A common question I ask my sales training clients during a workshop is whether they have ever picked up the phone, or stopped by a customer or prospect’s office and said, “I’m just checking in” or “touching base” or “following up”? I’m always surprised with how many raise their hands. We have all done it. Unfortunately, this is not the best technique to use when making effective sales calls.
You Must Have at Least Two Reasons to Call
When you call a customer or prospect, you need to have at least two reasons for your call. The first reason can be to “check in” or “touch base” and see how things are going, but the second reason must be something of value to the customer. This helps you position yourself as an expert and trusted advisor, instead of an annoying “fly buzzing in your customer’s ear.”
Have Something to Bring to the Conversation
A few months ago, I went shopping for a new car. I discovered, in order to test-drive a car, the dealership required my contact information. Ok, it’s now three months later, I’m still getting calls from some of these salespeople.
Here’s a typical (bad) sales conversation:
Car Salesperson – “Hi Mr. Cherry, I was just calling to check in and see if you have purchased a vehicle yet.”
Me – “Well actually, no I have not found a car yet.”
Car Salesperson – “Ok, well you can come on down to our show room and we will find you something great. We’re open until 9pm all week!”
Click – Call over!
Is this really the only thing that salesperson can think to say on the phone?
Instead of just calling to check in, what could that salesperson have said that might be useful?
- Tell me about an upcoming sale.
- Share with me 2-3 cars currently in the showroom that they think I might be interested in.
- Inform me that a new shipment of cars is coming in on Wednesday, and I could be one of the first to check them out.
- Let me know that they increased the amount of money they would give me for my trade-in vehicle.
- Advise me of any tax law changes for auto business deduction purposes.
All of these pieces of information would be valuable to me, and might lead me to going back to the dealership to make a purchase.
The Real World – Sales Call Limbo
Now you might be thinking, “Paul, I’m not a car salesperson. My work is much more sophisticated than that.”

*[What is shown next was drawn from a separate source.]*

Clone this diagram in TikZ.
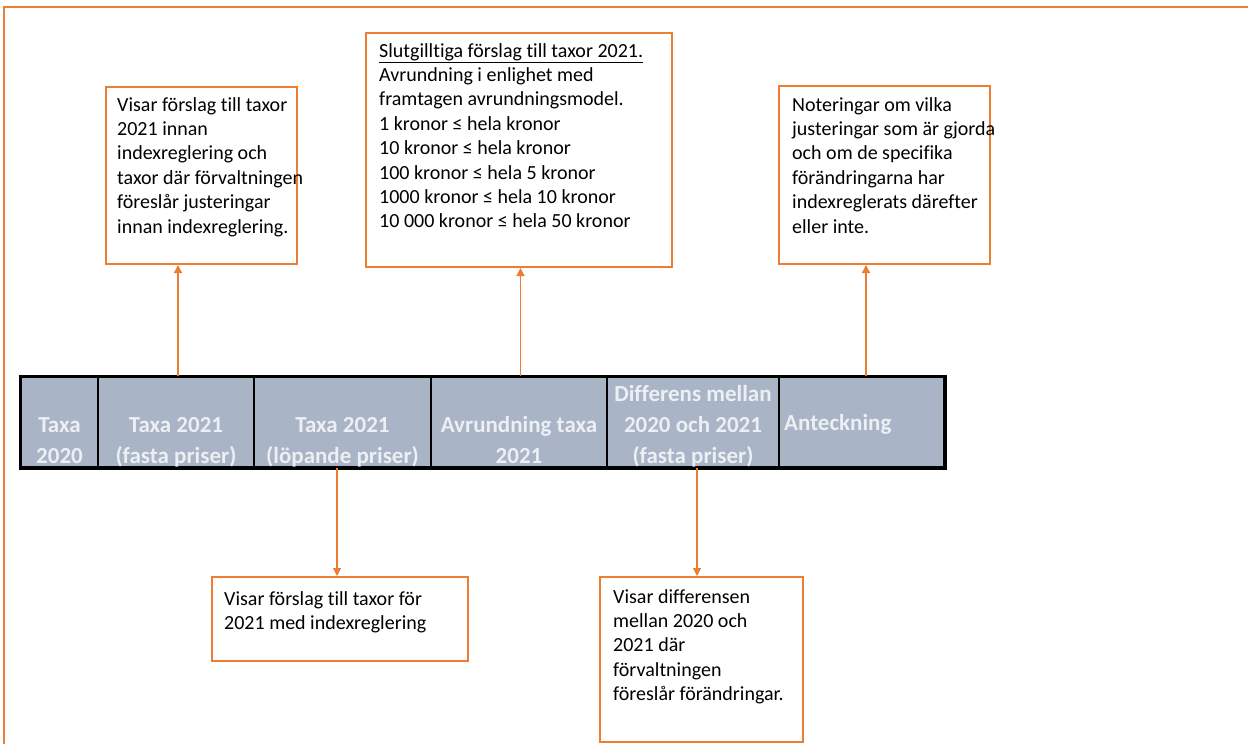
\documentclass[tikz,border=0pt]{standalone}
\usepackage{fontspec}
\usetikzlibrary{arrows.meta}
\newfontfamily\notefont[Ligatures={NoCommon,NoRequired,NoContextual}]{Carlito}
\definecolor{noteorange}{RGB}{237,125,49}
\definecolor{cellfill}{RGB}{169,181,198}
\definecolor{headtext}{RGB}{236,239,243}

\begin{document}
\begin{tikzpicture}
[x=1pt,y=-1pt,
 cellbox/.style={draw=black,line width=2pt,fill=cellfill,minimum height=90pt,inner sep=0pt},
 headtxt/.style={font=\notefont\bfseries\fontsize{23}{31}\selectfont,text=headtext,align=center,anchor=south,inner sep=0pt},
 notebox/.style={draw=noteorange,line width=2pt,fill=white,inner sep=0pt},
 notetxt/.style={font=\notefont\fontsize{20}{24.4}\selectfont,align=left,anchor=north west,inner sep=0pt},
 ar/.style={draw=noteorange,line width=1.2pt,-{Triangle[length=8pt,width=8pt]}}]
\useasboundingbox (0,0) rectangle (1251,744);
\draw [noteorange,line width=2.5pt] (4,744) -- (4,7);
\draw [noteorange,line width=2.5pt] (2.75,7) -- (1248,7);

% header row
\node [cellbox,minimum width=77pt] at (59.5,422) (c1) {};
\node [cellbox,minimum width=156pt] at (176,422) (c2) {};
\node [cellbox,minimum width=177pt] at (342.5,422) (c3) {};
\node [cellbox,minimum width=176pt] at (519,422) (c4) {};
\node [cellbox,minimum width=172pt] at (693,422) (c5) {};
\node [cellbox,minimum width=165pt] at (861.5,422) (c6) {};
\draw [line width=3pt] (c1.north west) rectangle (c6.south east);

\node [headtxt] at ([yshift=-4.6pt]c1.south) (t1) {Taxa\\2020\strut};
\node [headtxt] at ([yshift=-4.6pt]c2.south) (t2) {Taxa 2021\\(fasta priser)\strut};
\node [headtxt] at ([yshift=-4.6pt]c3.south) (t3) {Taxa 2021\\(löpande priser)\strut};
\node [headtxt] at ([yshift=-4.6pt]c4.south) (t4) {Avrundning taxa\\2021\strut};
\node [headtxt] at ([yshift=-4.6pt]c5.south) (t5) {Differens mellan\\2020 och 2021\\(fasta priser)\strut};
\node [headtxt,anchor=base west] at ([xshift=6pt,yshift=-8pt]c6.west) (t6) {Anteckning};

% explanation boxes
\node [notebox,minimum width=191pt,minimum height=177pt] at (201.5,175.5) (boxA) {};
\node [notetxt] at ([xshift=12pt,yshift=-11pt]boxA.north west) {Visar förslag till taxor\\2021 innan\\indexreglering och\\taxor där förvaltningen\\föreslår justeringar\\innan indexreglering.};

\node [notebox,minimum width=306pt,minimum height=234pt] at (519,150) (boxB) {};
\node [notetxt] at ([xshift=14pt,yshift=-11pt]boxB.north west) {\underline{Slutgilltiga förslag till taxor 2021.}\\Avrundning i enlighet med\\framtagen avrundningsmodel.\\1 kronor ≤ hela kronor\\10 kronor ≤ hela kronor\\100 kronor ≤ hela 5 kronor\\1000 kronor ≤ hela 10 kronor\\10 000 kronor ≤ hela 50 kronor};

\node [notebox,minimum width=211pt,minimum height=178pt] at (884.5,175) (boxC) {};
\node [notetxt] at ([xshift=14pt,yshift=-12pt]boxC.north west) {Noteringar om vilka\\justeringar som är gjorda\\och om de specifika\\förändringarna har\\indexreglerats därefter\\eller inte.};

\node [notebox,minimum width=256pt,minimum height=84pt] at (340,619) (boxD) {};
\node [notetxt] at ([xshift=13pt,yshift=-15pt]boxD.north west) {Visar förslag till taxor för\\2021 med indexreglering};

\node [notebox,minimum width=203pt,minimum height=165pt] at (701.5,659.5) (boxE) {};
\node [notetxt] at ([xshift=14pt,yshift=-13pt]boxE.north west) {Visar differensen\\mellan 2020 och\\2021 där\\förvaltningen\\föreslår förändringar.};

% arrows
\draw [ar] ([xshift=2pt]c2.north) -- ([xshift=2pt]c2.north |- boxA.south);
\draw [ar] ([xshift=1.5pt]c4.north) -- ([xshift=1.5pt]c4.north |- boxB.south);
\draw [ar] ([xshift=4.5pt]c6.north) -- ([xshift=4.5pt]c6.north |- boxC.south);
\draw [ar] ([xshift=-5.5pt]c3.south) -- ([xshift=-5.5pt]c3.south |- boxD.north);
\draw [ar] ([xshift=4pt]c5.south) -- ([xshift=4pt]c5.south |- boxE.north);
\end{tikzpicture}
\end{document}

That might be true. But here is a common scenario I find happening with sales professionals, over and over again. A salesperson meets with a customer 1-2 times and everything is going great. The customer is supposed to make the next move, but nothing happens. So the salesperson calls just to “check in,” and gets blown off. Maybe the customer is just busy, or maybe he/she is not interested anymore. Either way, the salesperson is now in limbo. Not knowing what to do, the salesperson just keeps calling and “checking in.” The customer gets annoyed and stops taking the salesperson’s calls. Opportunity – OVER!
Demonstrate Your Value
Instead of just checking in, have a second purpose for your call! Here are some possible conversation starters when you call up your customer or prospect:
- I have an idea I’d like to share with you.
- My boss and I were talking, and thought of this unique solution to your problem.
- Another client of mine was experiencing an issue similar to yours, and I think you’d like to hear how they resolved it.
- I found an article I thought you would be interested in, it discusses some of the same topics you brought up in our last conversation.
Call Your Customer with a Plan of Action
Once you have found a piece of useful information to share with your customer or prospect, you need to make them an offer they can’t refuse. Entice them with this information and then arrange to meet and discuss it.
Here’s an example I use when I call customers. Say something like this:
“The reason for my call is, I was thinking of the recent challenges you mentioned with your salespeople. I thought about some ideas to share with you on how to get your people to prospect for new business and shorten their sales cycles. When can we get together to talk about these issues?”